Para tanto, alegou, em síntese, que: Em 20/9/1995, o A. celebrou com II, entretanto falecido, um contrato promessa de compra e venda relativo a uma subcave de um prédio urbano, que identifica, pelo preço de Esc. 3.000.000$00 (equivalente a EUR 14.740,98), tendo entregue, a título de sinal e princípio de pagamento, a quantia de Esc. 1.100.000$00.

Em 18/8/1997, o autor pagou ao promitente vendedor a última prestação do preço convencionado, passando, desde então, sem oposição de quem quer que fosse, a utilizar a subcave como arrecadação, cedendo o seu uso a terceiros, fazendo obras de remodelação e pagando as despesas de água, eletricidade e gás.

Em 17 de março de 2006, após o falecimento do promitente vendedor, a ré BB, mandou arrombar a porta da subcave e proceder à sua substituição, desta forma impedindo o autor de aceder ao seu interior.

Na sequência deste facto, o autor instaurou contra os herdeiros do falecido II (ora réus) uma ação judicial, pedindo, além do mais, a condenação dos ali réus a restituir-lhe a subcave, objecto do contrato promessa (doravante apenas designada como “subcave”).

Nesse processo, a ré BB contestou, alegando serem, os demandados, os proprietários da subcave, por a terem adquirido por sucessão, pedindo, em reconvenção, a condenação do autor a reconhecer o seu direito de propriedade e a restituir-lhe a subcave.

Foi, então, proferida sentença, já transitada em julgado[1], que condenou o ora autor a reconhecer que a ré/reconvinte BB é comproprietária da subcave e a determinar a sua restituição à dita ré.

Em cumprimento do julgado, o autor, em 8 de Abril de 2011, entregou a subcave à ré.
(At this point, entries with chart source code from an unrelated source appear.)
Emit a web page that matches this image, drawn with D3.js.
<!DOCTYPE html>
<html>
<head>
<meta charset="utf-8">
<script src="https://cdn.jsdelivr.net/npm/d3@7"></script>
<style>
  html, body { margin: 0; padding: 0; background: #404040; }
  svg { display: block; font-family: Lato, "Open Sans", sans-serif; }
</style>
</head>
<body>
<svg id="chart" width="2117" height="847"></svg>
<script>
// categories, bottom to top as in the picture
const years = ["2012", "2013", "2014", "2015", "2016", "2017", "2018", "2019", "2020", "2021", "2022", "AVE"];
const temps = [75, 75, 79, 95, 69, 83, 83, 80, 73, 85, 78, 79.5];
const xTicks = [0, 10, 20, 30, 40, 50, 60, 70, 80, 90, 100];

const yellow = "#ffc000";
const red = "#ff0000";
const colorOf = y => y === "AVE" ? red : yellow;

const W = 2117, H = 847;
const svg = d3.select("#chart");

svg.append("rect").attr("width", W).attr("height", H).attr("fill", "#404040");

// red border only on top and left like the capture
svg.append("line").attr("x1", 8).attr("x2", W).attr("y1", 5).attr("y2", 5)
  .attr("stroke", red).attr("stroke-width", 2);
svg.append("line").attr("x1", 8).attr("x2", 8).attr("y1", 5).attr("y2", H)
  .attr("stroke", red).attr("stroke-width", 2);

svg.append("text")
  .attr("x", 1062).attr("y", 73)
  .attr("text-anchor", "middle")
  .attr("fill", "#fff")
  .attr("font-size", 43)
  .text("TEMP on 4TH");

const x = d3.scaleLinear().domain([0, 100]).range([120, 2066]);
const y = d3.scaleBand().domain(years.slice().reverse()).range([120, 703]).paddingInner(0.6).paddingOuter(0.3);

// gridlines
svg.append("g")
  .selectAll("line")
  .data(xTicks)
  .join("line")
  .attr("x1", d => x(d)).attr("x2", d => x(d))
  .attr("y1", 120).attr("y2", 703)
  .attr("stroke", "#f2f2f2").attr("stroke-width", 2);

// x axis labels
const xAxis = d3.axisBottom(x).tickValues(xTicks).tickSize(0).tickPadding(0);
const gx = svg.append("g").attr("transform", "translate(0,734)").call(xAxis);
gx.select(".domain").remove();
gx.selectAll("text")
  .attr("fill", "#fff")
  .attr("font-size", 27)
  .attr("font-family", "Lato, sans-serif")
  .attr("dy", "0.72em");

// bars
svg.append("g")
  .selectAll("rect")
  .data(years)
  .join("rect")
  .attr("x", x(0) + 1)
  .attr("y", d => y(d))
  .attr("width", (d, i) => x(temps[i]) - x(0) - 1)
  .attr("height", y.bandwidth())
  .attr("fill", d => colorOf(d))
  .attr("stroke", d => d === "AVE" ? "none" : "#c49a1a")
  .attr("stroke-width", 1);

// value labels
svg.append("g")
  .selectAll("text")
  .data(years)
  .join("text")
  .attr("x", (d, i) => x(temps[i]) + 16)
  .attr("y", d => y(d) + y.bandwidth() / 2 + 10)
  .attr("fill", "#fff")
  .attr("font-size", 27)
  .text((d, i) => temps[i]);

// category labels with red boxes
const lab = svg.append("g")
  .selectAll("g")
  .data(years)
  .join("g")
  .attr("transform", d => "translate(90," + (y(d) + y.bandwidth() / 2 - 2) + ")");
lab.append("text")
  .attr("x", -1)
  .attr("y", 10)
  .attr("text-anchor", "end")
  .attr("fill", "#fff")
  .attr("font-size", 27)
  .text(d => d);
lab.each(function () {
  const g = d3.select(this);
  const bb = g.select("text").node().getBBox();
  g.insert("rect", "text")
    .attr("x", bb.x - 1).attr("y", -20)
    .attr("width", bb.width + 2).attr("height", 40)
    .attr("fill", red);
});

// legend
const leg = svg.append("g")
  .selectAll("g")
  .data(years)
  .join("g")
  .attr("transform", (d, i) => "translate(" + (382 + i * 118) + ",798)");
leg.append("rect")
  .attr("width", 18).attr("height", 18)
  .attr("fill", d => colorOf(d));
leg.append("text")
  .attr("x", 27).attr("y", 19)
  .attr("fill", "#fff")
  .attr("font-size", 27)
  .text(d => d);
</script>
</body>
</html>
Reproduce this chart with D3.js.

Nesta conformidade, entende o autor que a situação descrita configura um incumprimento pelos réus do contrato promessa, assistindo-lhe, portanto, o direito à restituição, em dobro, do sinal entregue.

  1. Citados os RR.

    [2], apenas contestou a ré BB, pugnando pela improcedência da ação, por alegada inexistência de incumprimento definitivo e pedindo, por via reconvencional, a condenação do A. a pagar-lhe: a) A quantia que se vier a liquidar posteriormente, a título de enriquecimento sem causa, na medida em que o autor nunca entregou qualquer contrapartida pela utilização indevida do imóvel durante nove anos; b) A importância de EUR 3.409,50, acrescida de juros de mora, a título de indemnização, montante que a ré se viu obrigada a despender em obras de reparação do imóvel, em consequência de atos praticados pelo autor que o tornaram inabitável.

  2. Foi proferido despacho saneador em que, além do mais, se absolveu o autor da instância reconvencional quanto ao pedido mencionado em supra nº 2, alínea a).

  3. Realizado o julgamento, foi proferida sentença que, julgando a acção procedente, e o pedido reconvencional improcedente: - Condenou os réus, solidariamente, a pagar ao autor a quantia de EUR 29.481,96, acrescida de juros de mora, calculados à taxa legal civil, desde a data da citação e até integral pagamento; - Absolveu o autor/reconvinte do pedido reconvencional.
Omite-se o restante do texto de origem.